MARGATE, Fla. — Kimbo Slice, the internet street fighting sensation who used his pugilism expertise to become a mixed martial arts pioneer and legend, has died in South Florida. He was just 42 years old.
Born Kevin Ferguson, Slice was rushed to a hospital near his home Monday for an unspecified reason where he passed away, his longtime manager, Mike Imber, confirmed to the media.
“We lost our brother today,” Imber said in a text message to the Associated Press.
The cause of death has yet to be revealed, but the Coral Springs police says there is no active police investigation, and foul play is not suspected.
Born in the Bahamas, the ex-football player was the personification of rapper Drake’s phrase “from the bottom to the top.” After a hurricane destroyed his house he was temporarily homeless near Miami, sleeping in his car, and he literally and figuratively fought his way out of the streets and out of obscurity and into worldwide fame. He started off as a strip club bouncer and moved on to become a bodyguard for the Miami-area porn industry before beginning his life-changing competition in unsanctioned street fights in 2003. Uploaded videos of his violent knockout victories in those fights went viral and made him a national star before he even began competing in UFC.
He was the perfect composite of different stars that made him one of the sports most identifiable personalities: he had the distinctive beard of a the NBA’s James Harden, the intimidating presence of a Suge Knight and the devastating punching power of a younger Manny Pacquiao.
Slice soon graduated from street fights into organized pugilism. He studied MMA and eventually competed in several promoted fights, including the UFC and Bellator.
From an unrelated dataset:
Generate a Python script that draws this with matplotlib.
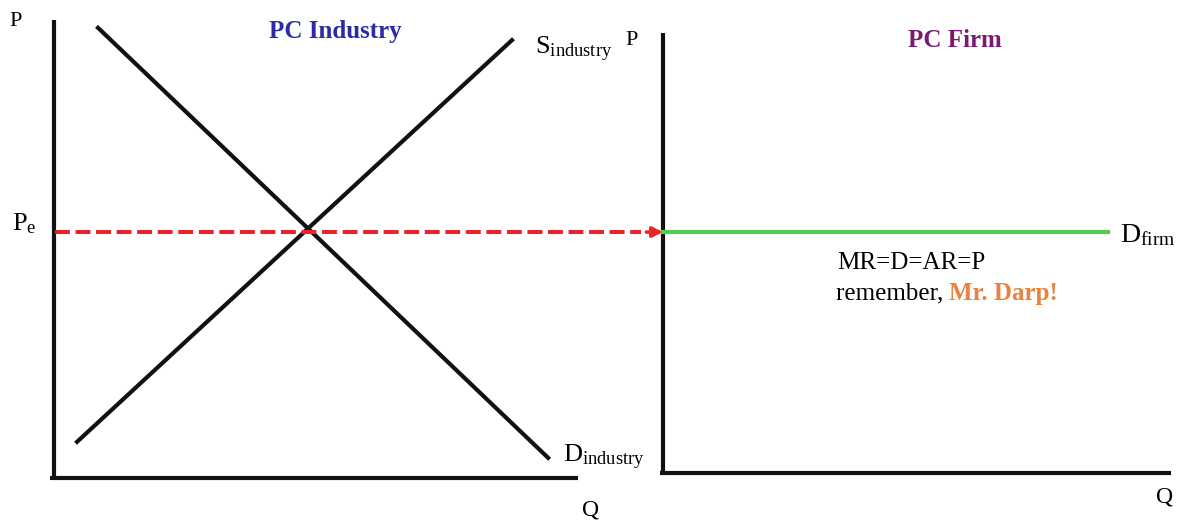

“We are all shocked and saddened by the devastating and untimely loss of Kimbo Slice,” Scott Coker, the CEO of Bellator said. “One of the most popular MMA fighters ever, Kimbo was a charismatic, larger-than-life personality that transcended the sport. Outside of the cage he was a friendly, gentle giant and a devoted family man. His loss leaves us all with extremely heavy hearts.”
Slice was actually going to be featured in the Bellator 158 show in London next month in a bout against James Thompson.
American Top Team, the gym where Slice trained for many years, paid homage to the fallen star.
“The ATT Family and South Florida community lost a legend today,” the team said in a post on its Twitter account.
Slice was the star of the first MMA show broadcast on network television when he destroyed Thompson with a third-round knockout in May 2008 on CBS. He helped to draw huge television ratings and introduced millions of viewers to burgeoning MMA.
The only snag on Slice’s pro career is that he never won a title and was 5-2. Nevertheless, Slice became one of MMA’s flagship personalities. Slice also had a promising pro boxing career, going 7-0 with six knockouts from 2011-13.
But it is with the street fights and the MMA where his light shined brightest and his humble nature was on display to the nation.
“The guys who are holding the titles, heavyweight and light heavyweight, these guys are awesome,” Slice told the AP six years ago. “I’m really just having happy days in the midst — being among them, fighting on the undercards, just contributing to the UFC and the sport. That’s really what I want to do. I’m not looking ahead to winning a title or anything like that. I’m just enjoying each fight as it comes.”